Les sénateurs, toutefois, lui ont opposé la facture énergétique du pays. En fin d’année, un quart du parc nucléaire français était à l’arrêt, conséquence de la crise du covid-19 et des confinements successifs qui ont chamboulé le calendrier de maintenance des réacteurs, obligeant ainsi la France à aller s’approvisionner à l’étranger, et notamment auprès des usines à charbon allemandes. « Si vous estimez que la moitié du déficit est due à la hausse des prix du carburant, dont acte ! Je pense surtout que c’est un manque de capacité de production », a relevé le socialiste Rémi Cardon. Implicitement, il pointe les hésitations de l’exécutif durant le quinquennat en matière de politique énergétique. Alors que la production du parc éolien ne suffit pas à répondre aux besoins des Français, Emmanuel Macron a finalement annoncé en fin d’année de nouveaux investissements en faveur de la filière nucléaire.
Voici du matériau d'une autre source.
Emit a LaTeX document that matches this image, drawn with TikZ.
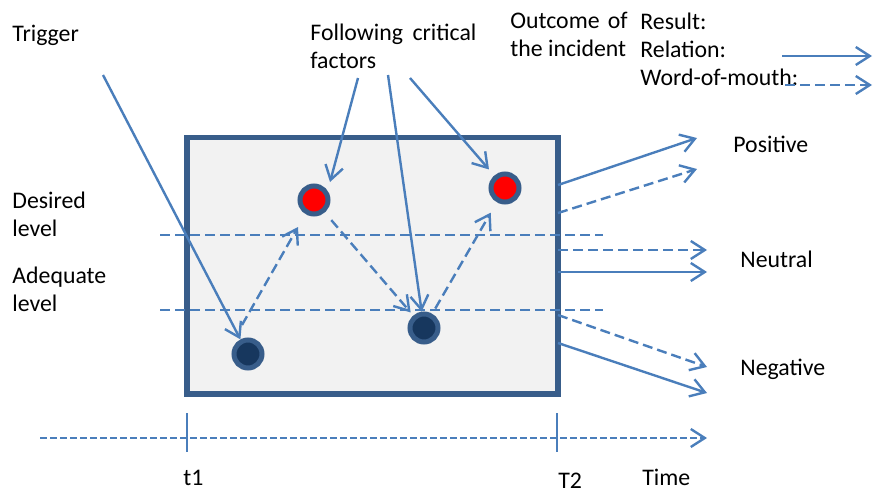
\documentclass[tikz,border=0pt]{standalone}
\usepackage{fontspec}
\setmainfont{Carlito}
\usepackage{tikz}
\usetikzlibrary{arrows.meta}
\definecolor{lineblue}{RGB}{74,126,187}
\definecolor{frameblue}{RGB}{56,93,138}
\definecolor{darkdot}{RGB}{23,55,94}
\definecolor{panelgray}{RGB}{242,242,242}
\tikzset{>/.tip={Straight Barb[length=7pt,width=9pt]},
  conn/.style={draw=lineblue, line width=1.2pt},
  dconn/.style={conn, dash pattern=on 5pt off 2.5pt},
  dot/.style={circle, draw=frameblue, line width=2.5pt, minimum size=14pt, inner sep=0pt},
  lbl/.style={anchor=base west, inner sep=0pt, align=left, font=\fontsize{11.9}{14}\selectfont}}

\begin{document}
\begin{tikzpicture}[x=0.5pt, y=-0.5pt]
\useasboundingbox (0,0) rectangle (873,493);

\node[draw=frameblue, fill=panelgray, line width=2.8pt, minimum width=185.5pt, minimum height=128.25pt, inner sep=0pt] (panel) at (372.5,265.75) {};

% multi-line labels sit on the baseline of their last line
\node[lbl] (trigger) at (12,41) {Trigger};
\node[lbl] (factors) at (310,68) {Following\hspace{0.4em}critical\\factors};
\node[lbl] (desired) at (12,236) {Desired\\level};
\node[lbl] (adequate) at (12,311) {Adequate\\level};
\node[lbl] (outcome) at (510,56) {Outcome\hspace{0.35em}of\\the incident};
\node[lbl] (kinds) at (640,85) {Result:\\Relation:\\Word-of-mouth:};
\node[lbl] (positive) at (733,152) {Positive};
\node[lbl] (neutral) at (740,267) {Neutral};
\node[lbl] (negative) at (740,375) {Negative};
\node[lbl] (t1) at (183,485) {t1};
\node[lbl] (T2) at (558,488) {T2};
\node[lbl] (time) at (642,485) {Time};

\coordinate (desiredL) at (160,235);
\coordinate (desiredR) at (603,235);
\coordinate (adequateL) at (160,310);
\coordinate (adequateR) at (603,310);
\draw[dconn] (desiredL) -- (desiredR);
\draw[dconn] (adequateL) -- (adequateR);

\node[dot, fill=darkdot] (low1) at (248,354) {};
\node[dot, fill=darkdot] (low2) at (424,328) {};
\node[dot, fill=red] (high1) at (314,200) {};
\node[dot, fill=red] (high2) at (505,188) {};

\coordinate (trig) at (103,75);
\coordinate (fa) at (358,78);
\coordinate (fb) at (388,75);
\coordinate (fc) at (410,78);
\draw[conn, ->] (trig) -- (low1);
\draw[conn, ->] (fa) -- ([shift={(16,-18)}]high1.center);
\draw[conn, ->, shorten >=4pt] (fc) -- (high2);
\draw[conn, ->] (fb) -- (low2);

\draw[dconn, ->] ([shift={(-6,-29)}]low1.center) -- ([shift={(-16,27)}]high1.center);
\draw[dconn, ->, shorten <=5pt, shorten >=2pt] (high1) -- (low2);
\draw[dconn, ->, shorten <=3pt, shorten >=6pt] (low2) -- (high2);

\coordinate (p1) at (558,185);
\coordinate (p2) at (558,213);
\coordinate (n1) at (558,250);
\coordinate (n2) at (558,272);
\coordinate (m1) at (558,315);
\coordinate (m2) at (558,343);
\coordinate (pos1) at (697,138);
\coordinate (pos2) at (697,169);
\coordinate (neu1) at (707,250);
\coordinate (neu2) at (707,272);
\coordinate (neg1) at (707,367);
\coordinate (neg2) at (707,393);
\draw[conn, ->] (p1) -- (pos1);
\draw[dconn, ->] (p2) -- (pos2);
\draw[dconn, ->] (n1) -- (neu1);
\draw[conn, ->] (n2) -- (neu2);
\draw[dconn, ->] (m1) -- (neg1);
\draw[conn, ->] (m2) -- (neg2);

\coordinate (relA) at (782,56);
\coordinate (relB) at (872,56);
\coordinate (womA) at (785,85);
\coordinate (womB) at (872,85);
\draw[conn, ->] (relA) -- (relB);
\draw[dconn, ->] (womA) -- (womB);

\coordinate (axisL) at (40,438);
\coordinate (axisR) at (707,438);
\draw[conn, dash pattern=on 3.5pt off 1.5pt, ->] (axisL) -- (axisR);
\coordinate (tickAt) at (187,413);
\coordinate (tickAb) at (187,452);
\coordinate (tickBt) at (557,413);
\coordinate (tickBb) at (557,452);
\draw[draw=lineblue, line width=0.6pt] (tickAt) -- (tickAb);
\draw[draw=lineblue, line width=0.6pt] (tickBt) -- (tickBb);
\end{tikzpicture}
\end{document}
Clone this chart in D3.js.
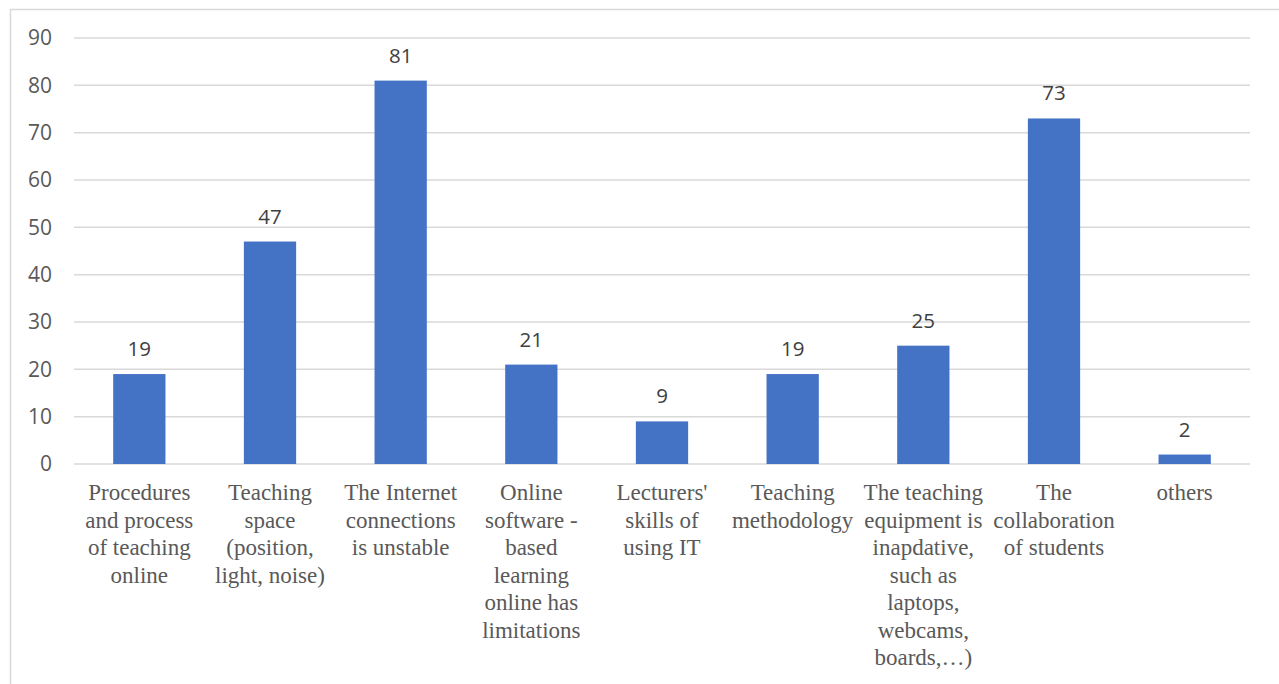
<!DOCTYPE html>
<html><head><meta charset="utf-8">
<script src="https://cdn.jsdelivr.net/npm/d3@7"></script>
<style>body{margin:0;background:#fff;}svg{display:block;}</style>
</head><body>
<svg id="c" width="1279" height="684"></svg>
<script>
const categories = [
  ["Procedures","and process","of teaching","online"],
  ["Teaching","space","(position,","light, noise)"],
  ["The Internet","connections","is unstable"],
  ["Online","software -","based","learning","online has","limitations"],
  ["Lecturers'","skills of","using IT"],
  ["Teaching","methodology"],
  ["The teaching","equipment is","inapdative,","such as","laptops,","webcams,","boards,…)"],
  ["The","collaboration","of students"],
  ["others"]
];
const values = [19, 47, 81, 21, 9, 19, 25, 73, 2];
const yTicks = [0,10,20,30,40,50,60,70,80,90];

const svg = d3.select("#c");
const W = 1279, H = 684;
// frame
svg.append("rect").attr("x",10.5).attr("y",9.5).attr("width",W+10).attr("height",H+10)
  .attr("fill","#fff").attr("stroke","#d9d9d9").attr("stroke-width",1.5);

const x = d3.scaleBand().domain(d3.range(values.length)).range([74,1250]).paddingInner(0.6).paddingOuter(0.3);
const y = d3.scaleLinear().domain([0,90]).range([464,38]);

// gridlines
svg.append("g").selectAll("line").data(yTicks).join("line")
  .attr("x1",74).attr("x2",1250).attr("y1",d=>y(d)).attr("y2",d=>y(d))
  .attr("stroke","#d9d9d9").attr("stroke-width",1.5);

// y axis labels
const yAxis = d3.axisLeft(y).tickValues(yTicks).tickSize(0).tickPadding(0);
const ga = svg.append("g").attr("transform","translate(52,0)").call(yAxis);
ga.select(".domain").remove();
ga.selectAll("text").attr("font-family","'Open Sans', sans-serif").attr("font-size","21px").attr("fill","#595959");

// bars
svg.append("g").selectAll("rect").data(values).join("rect")
  .attr("x",(d,i)=>x(i)).attr("width",x.bandwidth())
  .attr("y",d=>y(d)).attr("height",d=>y(0)-y(d))
  .attr("fill","#4472c4");

// value labels
svg.append("g").selectAll("text").data(values).join("text")
  .attr("x",(d,i)=>x(i)+x.bandwidth()/2).attr("y",d=>y(d)-18)
  .attr("text-anchor","middle").attr("font-family","'Open Sans', sans-serif")
  .attr("font-size","20.5px").attr("fill","#404040").text(d=>d);

// category labels
const gl = svg.append("g");
categories.forEach((lines,i)=>{
  const t = gl.append("text").attr("text-anchor","middle")
    .attr("font-family","'Liberation Serif', 'Times New Roman', serif")
    .attr("font-size","23px").attr("fill","#595959");
  lines.forEach((ln,j)=>{
    t.append("tspan").attr("x",x(i)+x.bandwidth()/2).attr("y",500+j*27.5).text(ln);
  });
});
</script>
</body></html>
« Nous constatons une différence de vues sur l’énergie », renchérit la sénatrice LR Sophie Primas, présidente de la commission des affaires économiques. « Je pense que nous n’aurions pas un tel déficit si nous n’avions pas été obligés d’acheter de l’énergie à ce point. »
« L’augmentation des hydrocarbures, c’est une problématique mondiale », s’est encore défendu Franck Riester, imputant à cette hausse, la moitié du déficit commercial de novembre. « C’est ce qui, conjoncturellement, impacte très fortement le déficit du commerce extérieur au moment où les exportations françaises étaient, en novembre, en augmentation de 5 % par rapport à ce qu’elles étaient en novembre 2019, avant la crise ! »
Passe d’armes
Le ministre a toutefois reconnu des fragilités structurelles qui doivent être corrigées, via « quatre leviers » d’action : « La compétitivité, la réindustrialisation, une politique commerciale moins naïve et l’accompagnement des entreprises ». L’occasion aussi pour Franck Riester de renvoyer la majorité sénatoriale de droite et du centre dans les cordes. « La baisse de la fiscalité est absolument importante, même s’il n’y a pas que ça. D’autres majorités, pardon de le dire, ne l’ont pas baissée pendant des années alors qu’ils avaient la possibilité de le faire. Nous, nous l’avons fait. »
Une petite pique que n’a guère appréciée Sophie Primas. « Les vôtres ! , a-t-elle interrompu. [Ces majorités] ce sont les vôtres, partagez ce constat ! ». Une manière de rappeler que Franck Riester, avant de rejoindre Emmanuel Macron en 2017, appartenait aux rangs des Républicains et donc de la majorité au pouvoir entre 2002 et 2012.